PROBLEM: Write out again, word for word, the lines below from the line that holds "Convert this chart to Apache ECharts code." through the line that holds "const CRIT = 9.4877;", omitting pictures.

SOURCE RECORDS:

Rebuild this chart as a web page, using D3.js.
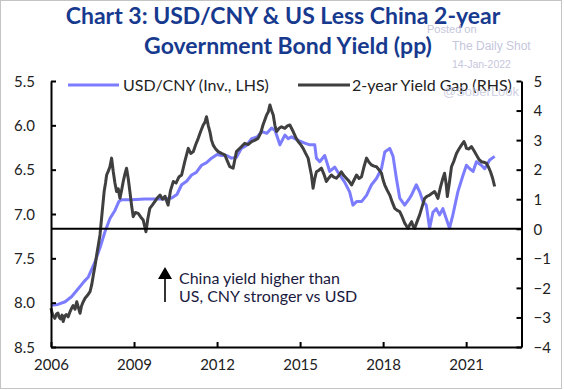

...

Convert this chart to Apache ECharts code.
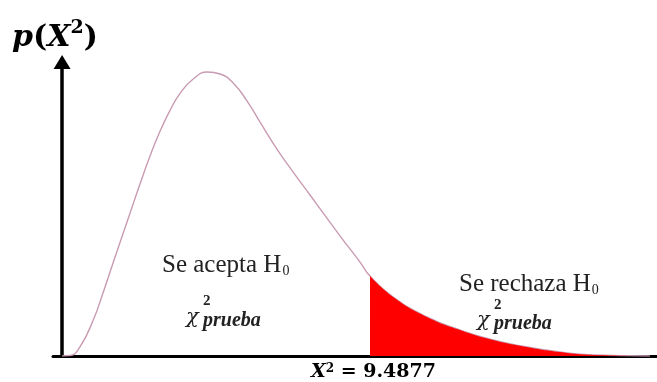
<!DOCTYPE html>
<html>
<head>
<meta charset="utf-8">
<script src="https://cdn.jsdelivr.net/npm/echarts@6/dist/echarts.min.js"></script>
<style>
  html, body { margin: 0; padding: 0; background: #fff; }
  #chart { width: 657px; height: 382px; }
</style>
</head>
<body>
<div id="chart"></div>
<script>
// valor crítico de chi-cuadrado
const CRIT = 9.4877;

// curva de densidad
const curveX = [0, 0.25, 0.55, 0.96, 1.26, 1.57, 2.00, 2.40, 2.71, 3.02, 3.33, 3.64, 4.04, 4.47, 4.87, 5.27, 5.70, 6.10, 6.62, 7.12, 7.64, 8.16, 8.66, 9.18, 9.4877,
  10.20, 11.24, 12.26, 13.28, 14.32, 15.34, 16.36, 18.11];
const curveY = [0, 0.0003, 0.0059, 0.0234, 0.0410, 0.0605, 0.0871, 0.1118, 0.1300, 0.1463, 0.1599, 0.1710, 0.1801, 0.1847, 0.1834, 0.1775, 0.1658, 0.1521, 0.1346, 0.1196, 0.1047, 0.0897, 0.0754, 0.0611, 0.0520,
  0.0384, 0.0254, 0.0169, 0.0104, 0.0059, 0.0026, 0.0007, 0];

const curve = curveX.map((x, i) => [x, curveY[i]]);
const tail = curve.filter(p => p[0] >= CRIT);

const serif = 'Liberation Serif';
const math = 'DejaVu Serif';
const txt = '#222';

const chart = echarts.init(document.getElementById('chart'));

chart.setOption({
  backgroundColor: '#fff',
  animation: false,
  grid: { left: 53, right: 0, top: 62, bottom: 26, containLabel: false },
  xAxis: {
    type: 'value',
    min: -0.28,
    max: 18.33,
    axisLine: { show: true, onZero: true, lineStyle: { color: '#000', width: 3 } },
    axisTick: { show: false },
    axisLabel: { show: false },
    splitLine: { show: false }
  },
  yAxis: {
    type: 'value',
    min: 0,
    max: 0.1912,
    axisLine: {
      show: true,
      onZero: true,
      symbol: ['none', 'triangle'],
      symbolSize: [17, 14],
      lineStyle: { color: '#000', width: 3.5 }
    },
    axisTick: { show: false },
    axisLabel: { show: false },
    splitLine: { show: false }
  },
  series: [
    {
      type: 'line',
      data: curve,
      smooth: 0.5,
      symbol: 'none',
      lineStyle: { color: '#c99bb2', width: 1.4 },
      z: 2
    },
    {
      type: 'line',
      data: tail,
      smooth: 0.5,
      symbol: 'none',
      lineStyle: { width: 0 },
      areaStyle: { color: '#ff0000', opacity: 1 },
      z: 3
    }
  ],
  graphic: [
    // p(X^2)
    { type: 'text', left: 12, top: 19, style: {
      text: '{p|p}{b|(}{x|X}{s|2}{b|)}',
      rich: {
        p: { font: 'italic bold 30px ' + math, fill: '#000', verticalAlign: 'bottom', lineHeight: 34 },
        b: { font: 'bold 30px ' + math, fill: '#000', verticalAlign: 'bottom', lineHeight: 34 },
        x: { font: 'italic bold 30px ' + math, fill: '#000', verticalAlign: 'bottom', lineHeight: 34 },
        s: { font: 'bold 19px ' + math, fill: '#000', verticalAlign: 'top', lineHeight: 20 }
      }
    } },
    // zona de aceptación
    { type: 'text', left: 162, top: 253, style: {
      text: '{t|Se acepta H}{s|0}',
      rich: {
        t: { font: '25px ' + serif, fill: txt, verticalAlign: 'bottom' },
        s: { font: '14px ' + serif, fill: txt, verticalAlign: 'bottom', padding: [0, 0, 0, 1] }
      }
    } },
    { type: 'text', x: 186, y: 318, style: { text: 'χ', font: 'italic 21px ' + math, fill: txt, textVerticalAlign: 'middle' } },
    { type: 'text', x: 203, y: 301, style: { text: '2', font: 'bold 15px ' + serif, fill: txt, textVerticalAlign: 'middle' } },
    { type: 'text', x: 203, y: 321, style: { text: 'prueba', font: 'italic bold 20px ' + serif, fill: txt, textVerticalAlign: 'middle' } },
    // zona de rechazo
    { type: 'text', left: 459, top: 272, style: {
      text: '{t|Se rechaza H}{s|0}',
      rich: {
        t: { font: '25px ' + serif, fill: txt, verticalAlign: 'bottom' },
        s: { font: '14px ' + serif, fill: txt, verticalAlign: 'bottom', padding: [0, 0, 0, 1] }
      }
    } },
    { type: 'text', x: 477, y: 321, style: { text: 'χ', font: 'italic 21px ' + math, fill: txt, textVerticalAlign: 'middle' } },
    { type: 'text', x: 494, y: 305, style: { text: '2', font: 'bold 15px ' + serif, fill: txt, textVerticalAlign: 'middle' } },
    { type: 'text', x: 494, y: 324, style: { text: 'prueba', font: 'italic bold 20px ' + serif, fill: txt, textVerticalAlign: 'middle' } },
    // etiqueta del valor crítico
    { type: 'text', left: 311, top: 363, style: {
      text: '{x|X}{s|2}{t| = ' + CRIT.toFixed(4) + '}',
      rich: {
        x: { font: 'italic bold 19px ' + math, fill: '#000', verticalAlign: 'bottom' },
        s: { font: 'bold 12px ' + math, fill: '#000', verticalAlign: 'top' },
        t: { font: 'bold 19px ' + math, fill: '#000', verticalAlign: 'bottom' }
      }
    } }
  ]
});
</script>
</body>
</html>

---

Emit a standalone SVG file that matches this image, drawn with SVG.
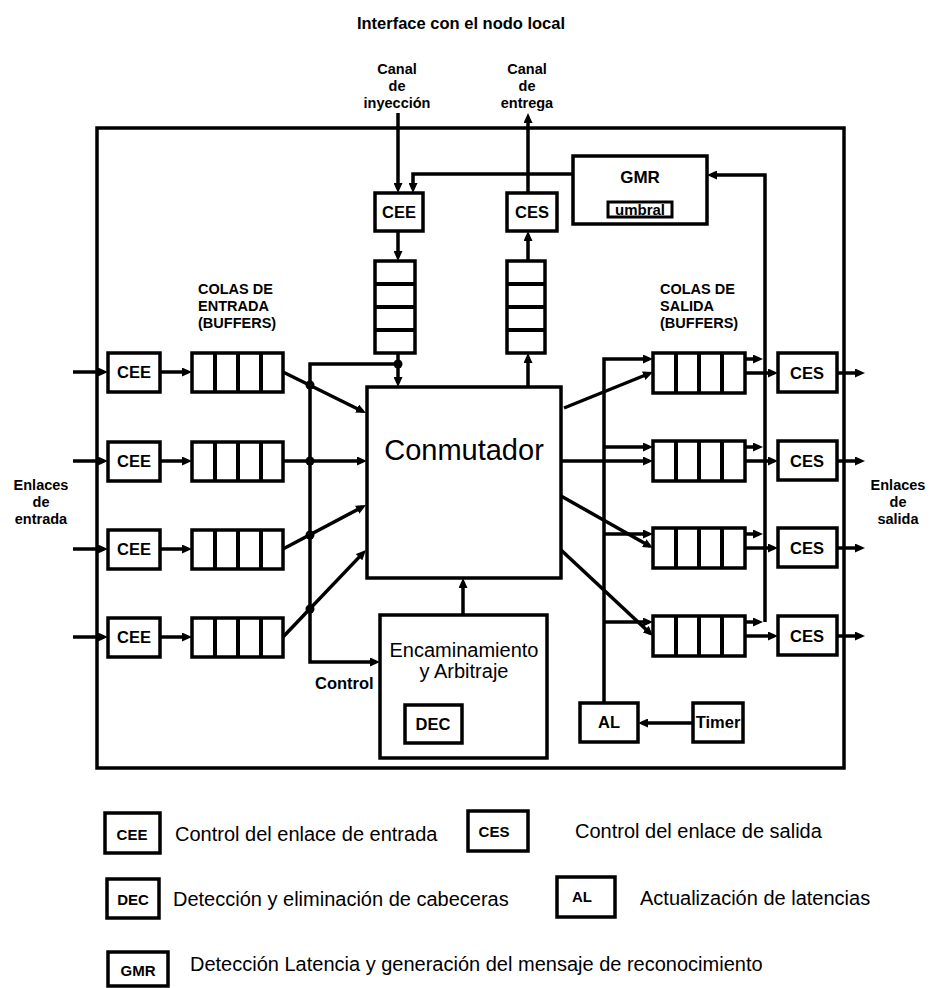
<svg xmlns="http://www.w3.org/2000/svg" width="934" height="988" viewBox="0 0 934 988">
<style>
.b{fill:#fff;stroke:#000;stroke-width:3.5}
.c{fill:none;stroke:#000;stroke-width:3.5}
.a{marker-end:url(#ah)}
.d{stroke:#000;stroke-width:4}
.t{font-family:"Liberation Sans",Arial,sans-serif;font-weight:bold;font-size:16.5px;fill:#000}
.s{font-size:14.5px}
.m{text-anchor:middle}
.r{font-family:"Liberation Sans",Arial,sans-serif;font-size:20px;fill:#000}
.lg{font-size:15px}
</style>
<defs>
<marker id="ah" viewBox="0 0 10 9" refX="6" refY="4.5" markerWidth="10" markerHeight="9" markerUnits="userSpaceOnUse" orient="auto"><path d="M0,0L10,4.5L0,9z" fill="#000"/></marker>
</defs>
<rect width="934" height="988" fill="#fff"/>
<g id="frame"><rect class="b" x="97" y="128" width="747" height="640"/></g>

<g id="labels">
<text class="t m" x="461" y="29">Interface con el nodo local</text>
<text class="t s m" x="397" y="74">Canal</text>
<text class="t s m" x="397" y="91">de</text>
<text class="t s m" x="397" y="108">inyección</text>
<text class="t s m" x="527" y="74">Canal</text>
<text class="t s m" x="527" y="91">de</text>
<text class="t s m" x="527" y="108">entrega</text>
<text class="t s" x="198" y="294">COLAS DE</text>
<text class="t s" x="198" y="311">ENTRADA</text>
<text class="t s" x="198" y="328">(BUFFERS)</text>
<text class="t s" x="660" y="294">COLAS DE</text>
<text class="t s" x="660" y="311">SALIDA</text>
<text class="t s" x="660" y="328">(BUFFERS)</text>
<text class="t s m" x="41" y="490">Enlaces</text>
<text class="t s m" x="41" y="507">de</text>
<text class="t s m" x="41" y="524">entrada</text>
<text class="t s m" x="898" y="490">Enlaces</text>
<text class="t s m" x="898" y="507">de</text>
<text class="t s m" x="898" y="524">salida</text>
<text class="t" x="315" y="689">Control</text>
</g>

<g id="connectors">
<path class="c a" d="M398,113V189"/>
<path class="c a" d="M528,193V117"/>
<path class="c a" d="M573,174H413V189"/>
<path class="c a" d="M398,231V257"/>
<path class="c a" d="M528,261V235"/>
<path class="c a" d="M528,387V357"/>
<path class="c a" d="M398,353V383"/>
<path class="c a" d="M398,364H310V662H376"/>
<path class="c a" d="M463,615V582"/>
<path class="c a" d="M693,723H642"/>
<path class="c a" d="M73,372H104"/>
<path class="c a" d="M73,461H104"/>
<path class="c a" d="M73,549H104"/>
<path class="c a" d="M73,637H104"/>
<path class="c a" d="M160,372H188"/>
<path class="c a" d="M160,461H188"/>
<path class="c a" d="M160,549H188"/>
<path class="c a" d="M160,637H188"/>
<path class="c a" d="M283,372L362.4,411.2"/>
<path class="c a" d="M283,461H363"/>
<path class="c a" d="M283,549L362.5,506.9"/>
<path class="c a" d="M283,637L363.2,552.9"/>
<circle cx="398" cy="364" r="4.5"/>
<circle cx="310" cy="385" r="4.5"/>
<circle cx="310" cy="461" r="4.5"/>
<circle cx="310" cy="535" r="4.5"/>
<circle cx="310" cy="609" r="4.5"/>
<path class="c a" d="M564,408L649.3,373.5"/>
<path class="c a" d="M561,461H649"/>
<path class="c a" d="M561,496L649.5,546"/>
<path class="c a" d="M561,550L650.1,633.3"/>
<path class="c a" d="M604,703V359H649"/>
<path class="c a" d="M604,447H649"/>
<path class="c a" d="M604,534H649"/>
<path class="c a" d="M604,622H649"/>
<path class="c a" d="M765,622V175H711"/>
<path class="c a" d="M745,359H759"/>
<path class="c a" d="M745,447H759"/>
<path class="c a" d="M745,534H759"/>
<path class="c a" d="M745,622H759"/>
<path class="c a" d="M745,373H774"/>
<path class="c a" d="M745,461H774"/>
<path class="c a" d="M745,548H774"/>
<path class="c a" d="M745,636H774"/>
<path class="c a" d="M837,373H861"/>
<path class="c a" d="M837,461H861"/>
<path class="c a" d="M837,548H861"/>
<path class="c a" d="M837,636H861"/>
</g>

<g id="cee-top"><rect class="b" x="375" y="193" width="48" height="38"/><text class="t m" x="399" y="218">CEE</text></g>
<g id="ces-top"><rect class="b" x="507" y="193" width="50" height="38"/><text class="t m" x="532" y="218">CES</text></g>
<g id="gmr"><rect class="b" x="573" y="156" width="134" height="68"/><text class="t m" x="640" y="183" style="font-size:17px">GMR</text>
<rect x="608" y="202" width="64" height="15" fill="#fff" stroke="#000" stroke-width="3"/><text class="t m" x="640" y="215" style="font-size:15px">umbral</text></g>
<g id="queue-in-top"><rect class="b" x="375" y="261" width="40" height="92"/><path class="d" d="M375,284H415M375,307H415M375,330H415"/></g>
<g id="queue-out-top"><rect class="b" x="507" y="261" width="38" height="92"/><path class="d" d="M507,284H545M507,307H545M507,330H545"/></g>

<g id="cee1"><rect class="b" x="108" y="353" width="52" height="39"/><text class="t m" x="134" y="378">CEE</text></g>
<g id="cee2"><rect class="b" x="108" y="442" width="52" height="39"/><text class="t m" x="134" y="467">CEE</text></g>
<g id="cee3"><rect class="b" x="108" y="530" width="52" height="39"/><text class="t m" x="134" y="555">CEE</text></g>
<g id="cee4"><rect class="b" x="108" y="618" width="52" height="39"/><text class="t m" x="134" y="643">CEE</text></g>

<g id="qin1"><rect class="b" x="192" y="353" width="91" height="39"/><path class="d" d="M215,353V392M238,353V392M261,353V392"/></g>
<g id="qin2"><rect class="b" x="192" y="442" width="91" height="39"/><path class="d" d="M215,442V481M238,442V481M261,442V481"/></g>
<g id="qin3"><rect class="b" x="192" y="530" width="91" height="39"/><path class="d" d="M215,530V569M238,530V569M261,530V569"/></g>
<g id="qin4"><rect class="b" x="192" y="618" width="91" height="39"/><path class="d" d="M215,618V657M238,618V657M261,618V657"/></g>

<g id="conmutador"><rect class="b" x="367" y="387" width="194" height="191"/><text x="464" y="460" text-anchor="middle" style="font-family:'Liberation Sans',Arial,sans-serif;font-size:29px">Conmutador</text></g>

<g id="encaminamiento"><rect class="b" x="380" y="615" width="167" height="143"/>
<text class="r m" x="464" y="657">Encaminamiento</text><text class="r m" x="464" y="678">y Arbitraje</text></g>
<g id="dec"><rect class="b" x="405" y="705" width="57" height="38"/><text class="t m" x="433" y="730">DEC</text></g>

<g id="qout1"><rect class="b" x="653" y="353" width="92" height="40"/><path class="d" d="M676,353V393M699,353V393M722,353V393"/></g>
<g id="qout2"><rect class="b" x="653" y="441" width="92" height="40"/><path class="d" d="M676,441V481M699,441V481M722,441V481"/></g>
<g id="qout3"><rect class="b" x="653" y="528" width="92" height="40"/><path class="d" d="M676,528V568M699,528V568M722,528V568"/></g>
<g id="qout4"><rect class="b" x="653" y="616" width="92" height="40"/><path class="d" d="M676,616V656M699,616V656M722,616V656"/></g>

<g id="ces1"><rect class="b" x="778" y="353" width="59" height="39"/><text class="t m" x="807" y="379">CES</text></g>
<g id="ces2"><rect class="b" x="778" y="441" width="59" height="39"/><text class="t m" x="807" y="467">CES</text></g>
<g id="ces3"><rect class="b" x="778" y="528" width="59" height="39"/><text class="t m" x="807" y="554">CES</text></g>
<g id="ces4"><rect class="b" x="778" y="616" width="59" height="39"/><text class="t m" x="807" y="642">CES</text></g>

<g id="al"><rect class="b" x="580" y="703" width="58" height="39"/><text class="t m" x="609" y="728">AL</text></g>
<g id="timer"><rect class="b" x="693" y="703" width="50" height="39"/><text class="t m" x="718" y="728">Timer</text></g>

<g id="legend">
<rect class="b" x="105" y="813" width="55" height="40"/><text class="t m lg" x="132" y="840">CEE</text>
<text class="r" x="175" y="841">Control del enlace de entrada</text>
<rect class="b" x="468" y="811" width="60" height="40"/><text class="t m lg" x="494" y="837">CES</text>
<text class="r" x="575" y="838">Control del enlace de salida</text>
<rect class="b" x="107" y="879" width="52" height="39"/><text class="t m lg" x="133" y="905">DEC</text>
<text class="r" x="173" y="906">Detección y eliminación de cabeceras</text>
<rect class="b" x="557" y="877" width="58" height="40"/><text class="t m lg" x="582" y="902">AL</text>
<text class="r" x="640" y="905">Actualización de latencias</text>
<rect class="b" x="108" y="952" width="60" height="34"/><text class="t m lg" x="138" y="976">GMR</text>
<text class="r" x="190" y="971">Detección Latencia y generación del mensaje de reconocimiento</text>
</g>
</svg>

RESPONSE TO THE EXERCISE:
Convert this chart to Apache ECharts code.
<!DOCTYPE html>
<html>
<head>
<meta charset="utf-8">
<script src="https://cdn.jsdelivr.net/npm/echarts@6/dist/echarts.min.js"></script>
<style>
  html, body { margin: 0; padding: 0; background: #fff; }
  #chart { width: 657px; height: 382px; }
</style>
</head>
<body>
<div id="chart"></div>
<script>
// valor crítico de chi-cuadrado
const CRIT = 9.4877;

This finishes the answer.